Let's start with a number. Companies in the top quartile for gender diversity on executive teams are 39% more likely to outperform on profitability.
That stat is from McKinsey's 2023 Diversity Wins report: the fourth in a decade-long research series spanning 1,265 companies across 23 countries. The business case for diversity, McKinsey concluded, is the strongest it has ever been.
And yet belonging, the thing that makes diversity actually work, is still the piece most organizations have not figured out.
You can hire a diverse team and still have a culture where people do not feel safe to speak, disagree, or show up as themselves. You can check the representation boxes and still be leaving the most valuable thinking in the room untapped. Representation without belonging is just optics. It produces the appearance of inclusion without any of the performance outcomes that make inclusion worth building.
This week in The Fire Report, we are making the business case for why belonging is a competitive strategy.
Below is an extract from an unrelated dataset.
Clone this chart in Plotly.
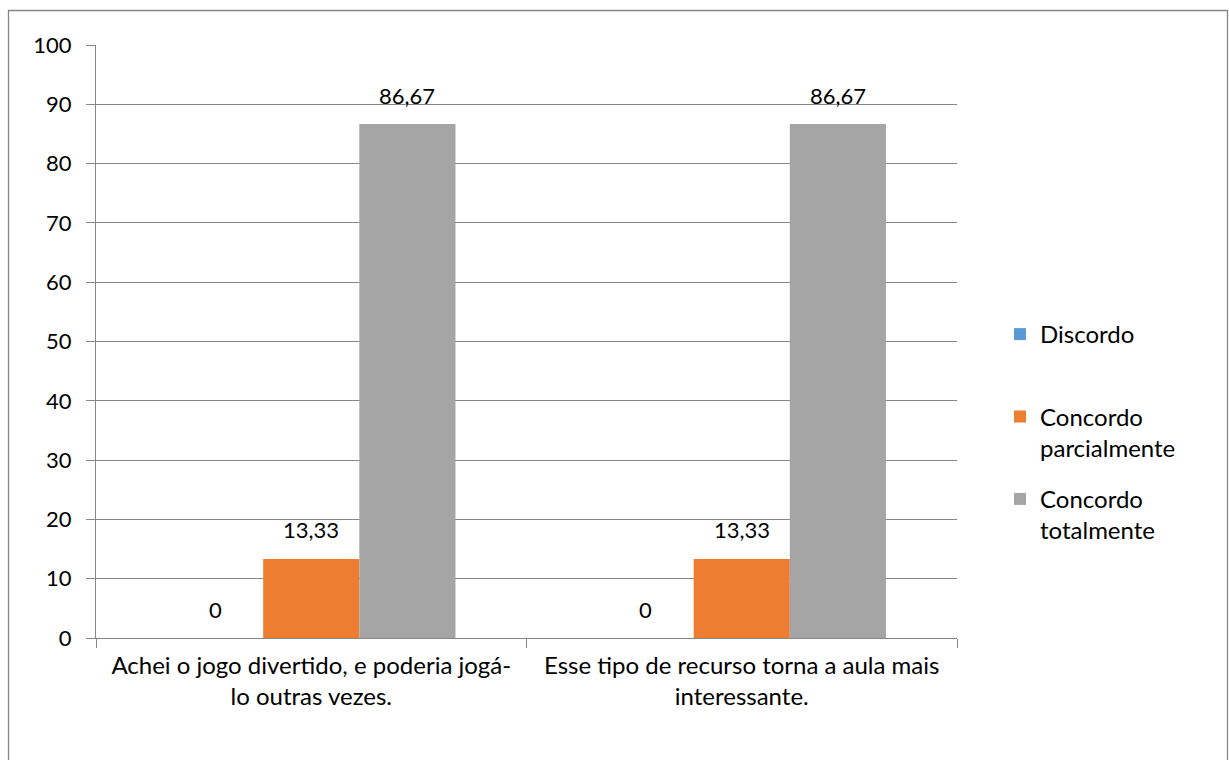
import plotly.graph_objects as go

categories = ["Achei o jogo divertido, e poderia jogá-<br>lo outras vezes.",
              "Esse tipo de recurso torna a aula mais<br>interessante."]
series_names = ["Discordo", "Concordo parcialmente", "Concordo totalmente"]
legend_labels = ["Discordo<br> ", "Concordo<br>parcialmente", "Concordo<br>totalmente"]
discordo = [0, 0]
parcial = [13.33, 13.33]
total = [86.67, 86.67]
series_values = [discordo, parcial, total]
colors = ["#5B9BD5", "#ED7D31", "#A5A5A5"]
y_ticks = list(range(0, 101, 10))

FONT = "Lato"
FS_TEXT = 24
FS_NUM = 22

W, H = 1229, 760
ML, MR, MT, MB = 96, 272, 45, 122
plot_w = W - ML - MR
plot_h = H - MT - MB
bargap = 0.33
cat_px = plot_w / len(categories)
bar_px = cat_px * (1 - bargap) / len(series_names)

fig = go.Figure()
for i, (name, lab, vals, col) in enumerate(zip(series_names, legend_labels, series_values, colors)):
    fig.add_trace(go.Bar(x=categories, y=vals, name=lab, marker=dict(color=col, line=dict(width=0)),
                         legendgroup=name))

annotations = []
for i, vals in enumerate(series_values):
    for c, v in zip(categories, vals):
        annotations.append(dict(x=c, y=v, xref="x", yref="y", text=f"{v:g}".replace(".", ","),
                                showarrow=False, xshift=(i - 1) * bar_px, yshift=29,
                                yanchor="middle", font=dict(family=FONT, size=FS_NUM, color="#000000")))

def px_to_paper_x(px):
    return (px - ML) / plot_w

def px_to_paper_y(py):
    return (H - MB - py) / plot_h

fig.update_layout(
    width=W, height=H,
    margin=dict(l=ML, r=MR, t=MT, b=MB),
    paper_bgcolor="white", plot_bgcolor="white",
    barmode="group", bargap=bargap, bargroupgap=0,
    font=dict(family=FONT, size=FS_TEXT, color="#000000"),
    annotations=annotations,
    showlegend=True,
    legend=dict(x=px_to_paper_x(1000), y=px_to_paper_y(312), xanchor="left", yanchor="top",
                valign="top", tracegroupgap=17, traceorder="grouped",
                font=dict(family=FONT, size=FS_TEXT, color="#000000"), bgcolor="rgba(0,0,0,0)"),
    shapes=[dict(type="rect", xref="paper", yref="paper",
                 x0=px_to_paper_x(8.5), x1=px_to_paper_x(1227.5),
                 y0=px_to_paper_y(780), y1=px_to_paper_y(10.5),
                 line=dict(color="#868686", width=1.3), fillcolor="rgba(0,0,0,0)", layer="below")],
)
fig.update_yaxes(range=[0, 100], tickvals=y_ticks, ticks="outside", ticklen=9, tickcolor="#868686",
                 showgrid=True, gridcolor="#868686", gridwidth=1, showline=True, linecolor="#868686",
                 linewidth=1, zeroline=False, tickfont=dict(family=FONT, size=FS_NUM),
                 ticklabelstandoff=10, fixedrange=True)
fig.update_xaxes(showline=True, linecolor="#868686", linewidth=1, ticks="outside", ticklen=9,
                 tickcolor="#868686", tickson="boundaries", showgrid=False,
                 tickfont=dict(family=FONT, size=FS_TEXT), ticklabelstandoff=6, fixedrange=True)

fig.write_html("out.html", config={"displayModeBar": False})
In 1999, Harvard Business School professor Amy Edmondson coined the term psychological safety to describe something specific: the belief that you will not be punished or humiliated for speaking up with ideas, questions, concerns, or mistakes. It's the belief that interpersonal risk — the kind you take every time you say something that might be wrong, challenge an assumption, or admit you do not know — is safe to take.
Her research found that teams with higher psychological safety were not just happier. They were measurably more effective. They caught errors faster. They innovated more. They communicated better under pressure. The outcomes were not soft. They showed up in results.
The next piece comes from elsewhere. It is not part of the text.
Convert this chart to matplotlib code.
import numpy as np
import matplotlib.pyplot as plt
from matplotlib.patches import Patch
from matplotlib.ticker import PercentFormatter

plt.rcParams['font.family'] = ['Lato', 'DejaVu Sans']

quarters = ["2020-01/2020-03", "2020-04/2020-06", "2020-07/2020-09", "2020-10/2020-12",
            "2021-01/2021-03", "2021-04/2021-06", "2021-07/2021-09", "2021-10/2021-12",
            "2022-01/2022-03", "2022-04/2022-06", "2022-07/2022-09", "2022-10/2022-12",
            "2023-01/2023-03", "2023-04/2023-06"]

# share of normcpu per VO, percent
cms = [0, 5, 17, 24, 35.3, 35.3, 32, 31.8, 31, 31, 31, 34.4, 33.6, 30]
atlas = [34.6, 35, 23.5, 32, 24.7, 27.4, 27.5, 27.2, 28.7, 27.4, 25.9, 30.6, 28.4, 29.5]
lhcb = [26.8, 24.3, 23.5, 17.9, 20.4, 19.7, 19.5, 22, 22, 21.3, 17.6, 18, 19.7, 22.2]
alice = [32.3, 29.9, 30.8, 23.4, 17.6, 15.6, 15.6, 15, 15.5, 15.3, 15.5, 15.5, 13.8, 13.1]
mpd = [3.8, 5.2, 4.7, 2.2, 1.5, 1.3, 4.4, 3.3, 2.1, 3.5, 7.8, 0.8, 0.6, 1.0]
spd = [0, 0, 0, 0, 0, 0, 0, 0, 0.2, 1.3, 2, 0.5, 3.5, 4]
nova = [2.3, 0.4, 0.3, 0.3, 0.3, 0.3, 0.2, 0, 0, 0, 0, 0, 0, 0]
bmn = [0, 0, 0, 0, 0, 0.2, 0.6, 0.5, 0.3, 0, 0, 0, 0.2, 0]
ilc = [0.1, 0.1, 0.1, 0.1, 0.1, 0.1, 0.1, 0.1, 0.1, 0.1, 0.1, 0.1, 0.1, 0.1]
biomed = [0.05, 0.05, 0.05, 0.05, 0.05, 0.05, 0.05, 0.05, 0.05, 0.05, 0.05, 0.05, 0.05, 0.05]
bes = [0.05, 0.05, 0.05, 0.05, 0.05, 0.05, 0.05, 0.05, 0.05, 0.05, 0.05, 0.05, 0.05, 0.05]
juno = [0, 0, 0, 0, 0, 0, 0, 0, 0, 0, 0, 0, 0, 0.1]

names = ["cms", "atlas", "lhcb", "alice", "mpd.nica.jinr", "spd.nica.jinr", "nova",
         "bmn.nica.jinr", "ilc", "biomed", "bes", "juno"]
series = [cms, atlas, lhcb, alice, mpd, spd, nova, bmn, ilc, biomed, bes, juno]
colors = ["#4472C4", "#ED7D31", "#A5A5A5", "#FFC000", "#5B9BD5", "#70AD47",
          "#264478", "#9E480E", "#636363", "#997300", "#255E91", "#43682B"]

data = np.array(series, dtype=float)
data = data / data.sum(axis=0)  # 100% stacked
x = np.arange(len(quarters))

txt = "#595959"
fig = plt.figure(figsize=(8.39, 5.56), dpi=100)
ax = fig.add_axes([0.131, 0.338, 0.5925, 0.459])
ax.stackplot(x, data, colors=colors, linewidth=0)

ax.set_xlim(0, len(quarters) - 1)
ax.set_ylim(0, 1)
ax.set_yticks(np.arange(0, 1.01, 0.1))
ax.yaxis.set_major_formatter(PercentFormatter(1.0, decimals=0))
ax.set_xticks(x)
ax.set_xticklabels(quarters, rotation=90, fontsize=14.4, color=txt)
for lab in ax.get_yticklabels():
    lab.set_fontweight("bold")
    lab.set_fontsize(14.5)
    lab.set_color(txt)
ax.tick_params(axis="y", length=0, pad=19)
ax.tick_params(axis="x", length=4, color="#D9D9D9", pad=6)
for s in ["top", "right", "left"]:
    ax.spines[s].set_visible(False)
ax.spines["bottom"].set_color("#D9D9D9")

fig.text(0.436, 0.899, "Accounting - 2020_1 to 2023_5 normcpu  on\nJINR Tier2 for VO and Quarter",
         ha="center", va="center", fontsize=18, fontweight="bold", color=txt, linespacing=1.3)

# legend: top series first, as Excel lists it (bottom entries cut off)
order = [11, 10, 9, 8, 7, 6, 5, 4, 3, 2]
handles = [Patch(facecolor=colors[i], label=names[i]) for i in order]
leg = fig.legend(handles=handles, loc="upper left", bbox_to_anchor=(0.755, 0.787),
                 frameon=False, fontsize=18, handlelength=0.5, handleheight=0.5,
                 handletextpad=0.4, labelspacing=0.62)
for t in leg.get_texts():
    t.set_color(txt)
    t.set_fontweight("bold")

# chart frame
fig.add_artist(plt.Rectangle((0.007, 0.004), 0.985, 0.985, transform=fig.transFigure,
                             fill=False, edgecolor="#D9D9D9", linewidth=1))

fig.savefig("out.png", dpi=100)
Twenty-five years of research since has consistently expanded and confirmed her findings. Here is what the data looks like now:
These are not qualitative findings. They are business metrics.
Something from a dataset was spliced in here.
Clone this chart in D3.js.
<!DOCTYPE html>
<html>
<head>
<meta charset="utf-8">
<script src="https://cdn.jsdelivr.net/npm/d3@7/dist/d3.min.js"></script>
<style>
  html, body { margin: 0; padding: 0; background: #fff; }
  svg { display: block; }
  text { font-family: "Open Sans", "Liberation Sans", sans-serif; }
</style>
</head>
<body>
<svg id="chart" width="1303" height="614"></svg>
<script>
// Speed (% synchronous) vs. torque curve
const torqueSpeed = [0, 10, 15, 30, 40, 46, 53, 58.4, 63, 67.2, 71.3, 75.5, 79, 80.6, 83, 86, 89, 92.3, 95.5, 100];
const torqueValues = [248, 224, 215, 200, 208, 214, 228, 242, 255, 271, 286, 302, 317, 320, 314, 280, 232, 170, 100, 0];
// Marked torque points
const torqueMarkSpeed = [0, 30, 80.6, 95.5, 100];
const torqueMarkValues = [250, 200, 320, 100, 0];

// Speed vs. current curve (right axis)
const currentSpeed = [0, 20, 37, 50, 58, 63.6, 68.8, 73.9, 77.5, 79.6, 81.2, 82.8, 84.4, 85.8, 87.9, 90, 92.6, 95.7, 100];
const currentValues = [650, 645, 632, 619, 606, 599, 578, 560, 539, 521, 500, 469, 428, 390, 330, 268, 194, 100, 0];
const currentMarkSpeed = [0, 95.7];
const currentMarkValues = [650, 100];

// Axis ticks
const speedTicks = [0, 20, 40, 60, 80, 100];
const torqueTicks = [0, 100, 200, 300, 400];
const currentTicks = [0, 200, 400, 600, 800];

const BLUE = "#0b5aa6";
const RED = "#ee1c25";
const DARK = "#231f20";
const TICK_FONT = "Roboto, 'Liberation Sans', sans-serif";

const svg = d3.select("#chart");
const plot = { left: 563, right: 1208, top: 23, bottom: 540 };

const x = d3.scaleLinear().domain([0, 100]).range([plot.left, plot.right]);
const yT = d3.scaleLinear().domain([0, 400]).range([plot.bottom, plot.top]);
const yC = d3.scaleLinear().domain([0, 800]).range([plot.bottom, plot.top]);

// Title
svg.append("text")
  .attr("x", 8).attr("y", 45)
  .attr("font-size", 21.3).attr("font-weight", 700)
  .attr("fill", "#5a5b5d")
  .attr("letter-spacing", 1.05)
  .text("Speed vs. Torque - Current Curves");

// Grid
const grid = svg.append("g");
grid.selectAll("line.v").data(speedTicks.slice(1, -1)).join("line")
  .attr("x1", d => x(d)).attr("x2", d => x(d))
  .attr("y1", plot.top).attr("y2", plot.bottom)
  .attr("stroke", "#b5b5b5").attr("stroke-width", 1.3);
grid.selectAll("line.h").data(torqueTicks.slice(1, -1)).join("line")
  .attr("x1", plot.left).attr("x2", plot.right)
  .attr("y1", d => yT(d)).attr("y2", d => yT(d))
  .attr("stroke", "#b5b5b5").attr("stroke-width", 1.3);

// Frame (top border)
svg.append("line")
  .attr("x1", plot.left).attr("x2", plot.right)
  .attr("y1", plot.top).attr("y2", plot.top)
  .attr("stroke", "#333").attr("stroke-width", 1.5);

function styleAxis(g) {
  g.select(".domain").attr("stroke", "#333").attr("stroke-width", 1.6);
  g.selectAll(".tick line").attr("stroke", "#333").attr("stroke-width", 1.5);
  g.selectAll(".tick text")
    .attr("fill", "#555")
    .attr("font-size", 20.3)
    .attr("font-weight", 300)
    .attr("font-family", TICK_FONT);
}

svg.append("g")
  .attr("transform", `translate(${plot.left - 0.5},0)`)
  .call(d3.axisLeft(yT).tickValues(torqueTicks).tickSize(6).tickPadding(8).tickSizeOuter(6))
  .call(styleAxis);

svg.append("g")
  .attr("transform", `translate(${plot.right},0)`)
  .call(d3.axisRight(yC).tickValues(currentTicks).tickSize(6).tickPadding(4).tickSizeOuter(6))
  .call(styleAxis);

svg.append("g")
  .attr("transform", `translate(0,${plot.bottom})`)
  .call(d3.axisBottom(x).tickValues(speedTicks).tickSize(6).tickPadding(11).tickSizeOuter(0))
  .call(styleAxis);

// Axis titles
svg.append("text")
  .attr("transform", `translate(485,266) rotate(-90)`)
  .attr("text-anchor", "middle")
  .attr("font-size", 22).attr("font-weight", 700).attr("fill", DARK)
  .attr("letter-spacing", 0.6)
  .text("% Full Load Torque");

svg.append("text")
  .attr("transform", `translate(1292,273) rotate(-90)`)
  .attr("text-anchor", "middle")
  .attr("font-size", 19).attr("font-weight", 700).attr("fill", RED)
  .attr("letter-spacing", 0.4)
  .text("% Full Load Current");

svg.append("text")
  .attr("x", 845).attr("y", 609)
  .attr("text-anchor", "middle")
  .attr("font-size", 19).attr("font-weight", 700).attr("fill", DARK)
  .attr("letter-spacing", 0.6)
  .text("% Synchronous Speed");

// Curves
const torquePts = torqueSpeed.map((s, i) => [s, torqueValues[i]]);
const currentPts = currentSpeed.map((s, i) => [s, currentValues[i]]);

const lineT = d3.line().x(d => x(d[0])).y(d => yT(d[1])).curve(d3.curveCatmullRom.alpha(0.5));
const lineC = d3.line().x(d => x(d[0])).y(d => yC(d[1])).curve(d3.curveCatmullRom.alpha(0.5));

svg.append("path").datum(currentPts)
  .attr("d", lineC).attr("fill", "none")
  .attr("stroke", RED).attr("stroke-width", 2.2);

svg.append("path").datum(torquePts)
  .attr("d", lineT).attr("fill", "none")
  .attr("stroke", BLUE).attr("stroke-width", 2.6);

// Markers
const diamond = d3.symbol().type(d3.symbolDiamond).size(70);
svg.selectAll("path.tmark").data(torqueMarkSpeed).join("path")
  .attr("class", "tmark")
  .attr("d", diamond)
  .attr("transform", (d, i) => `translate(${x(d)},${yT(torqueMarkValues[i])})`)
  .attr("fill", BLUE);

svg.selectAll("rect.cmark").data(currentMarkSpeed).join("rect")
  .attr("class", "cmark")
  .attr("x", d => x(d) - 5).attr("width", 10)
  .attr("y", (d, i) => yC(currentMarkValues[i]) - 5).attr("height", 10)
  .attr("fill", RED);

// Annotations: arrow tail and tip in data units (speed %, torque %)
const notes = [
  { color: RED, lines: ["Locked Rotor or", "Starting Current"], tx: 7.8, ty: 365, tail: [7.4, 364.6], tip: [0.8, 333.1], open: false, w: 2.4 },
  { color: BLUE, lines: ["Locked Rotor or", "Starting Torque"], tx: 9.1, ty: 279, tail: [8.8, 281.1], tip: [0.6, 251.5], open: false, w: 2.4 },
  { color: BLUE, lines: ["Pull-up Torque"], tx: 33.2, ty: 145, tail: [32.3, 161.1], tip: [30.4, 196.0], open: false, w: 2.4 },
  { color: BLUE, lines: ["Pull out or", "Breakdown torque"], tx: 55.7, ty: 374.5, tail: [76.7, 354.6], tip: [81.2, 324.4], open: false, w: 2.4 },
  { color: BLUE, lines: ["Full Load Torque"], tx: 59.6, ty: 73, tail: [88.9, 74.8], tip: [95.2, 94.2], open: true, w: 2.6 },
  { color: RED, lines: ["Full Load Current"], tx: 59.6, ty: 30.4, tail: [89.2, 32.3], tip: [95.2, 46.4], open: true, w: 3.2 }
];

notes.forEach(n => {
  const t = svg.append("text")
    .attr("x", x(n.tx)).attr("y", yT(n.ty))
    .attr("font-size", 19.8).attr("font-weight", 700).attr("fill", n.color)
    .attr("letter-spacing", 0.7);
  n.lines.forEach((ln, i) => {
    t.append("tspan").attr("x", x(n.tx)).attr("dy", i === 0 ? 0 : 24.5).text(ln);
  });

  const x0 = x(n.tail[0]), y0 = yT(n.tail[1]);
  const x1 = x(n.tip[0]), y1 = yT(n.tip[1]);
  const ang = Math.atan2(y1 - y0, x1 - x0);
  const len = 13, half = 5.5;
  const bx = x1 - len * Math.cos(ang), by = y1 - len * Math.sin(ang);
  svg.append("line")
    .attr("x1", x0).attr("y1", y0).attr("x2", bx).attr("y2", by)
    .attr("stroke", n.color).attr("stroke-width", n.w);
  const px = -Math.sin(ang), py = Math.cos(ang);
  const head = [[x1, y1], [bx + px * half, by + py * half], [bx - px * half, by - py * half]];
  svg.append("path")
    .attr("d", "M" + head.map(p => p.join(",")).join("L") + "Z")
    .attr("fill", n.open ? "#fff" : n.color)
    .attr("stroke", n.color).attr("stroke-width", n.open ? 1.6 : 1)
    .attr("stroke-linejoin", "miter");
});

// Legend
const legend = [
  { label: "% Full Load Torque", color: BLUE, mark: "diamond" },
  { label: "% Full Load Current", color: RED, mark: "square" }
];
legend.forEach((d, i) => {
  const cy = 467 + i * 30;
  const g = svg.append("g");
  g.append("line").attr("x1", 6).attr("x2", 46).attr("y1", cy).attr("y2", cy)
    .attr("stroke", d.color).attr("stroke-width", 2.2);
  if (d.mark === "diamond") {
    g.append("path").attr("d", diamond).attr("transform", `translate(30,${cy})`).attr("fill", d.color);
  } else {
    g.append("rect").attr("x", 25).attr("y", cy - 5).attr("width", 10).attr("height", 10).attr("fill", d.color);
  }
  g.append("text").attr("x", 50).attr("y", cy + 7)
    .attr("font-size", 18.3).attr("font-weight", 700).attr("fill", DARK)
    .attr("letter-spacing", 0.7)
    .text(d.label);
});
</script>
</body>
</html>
Belonging is the felt experience of psychological safety. It is what happens when an organization has not just created the conditions for safety, but when people actually feel it. When they know their perspective matters, their presence is valued, and their contribution is not conditional on conforming to a narrow version of acceptable.
The outcomes are specific and documented:
And the cost of not building it is equally concrete. Companies lacking inclusive practices face up to 40% more employee turnover. Hiring diverse talent is not enough. It is the workplace experience that shapes whether people remain and whether they give their best.
The research is not just about what goes wrong without belonging. It is also specific about what happens when it is genuinely built.
Google's Project Aristotle — one of the most cited organizational studies of the last decade — studied 180 teams to identify what made some teams significantly more effective than others. The answer was not who was on the team. It was not experience, education, or technical skill. The single most important factor in team effectiveness was psychological safety. Teams where members felt safe to take interpersonal risks consistently outperformed teams where they did not — regardless of individual talent levels.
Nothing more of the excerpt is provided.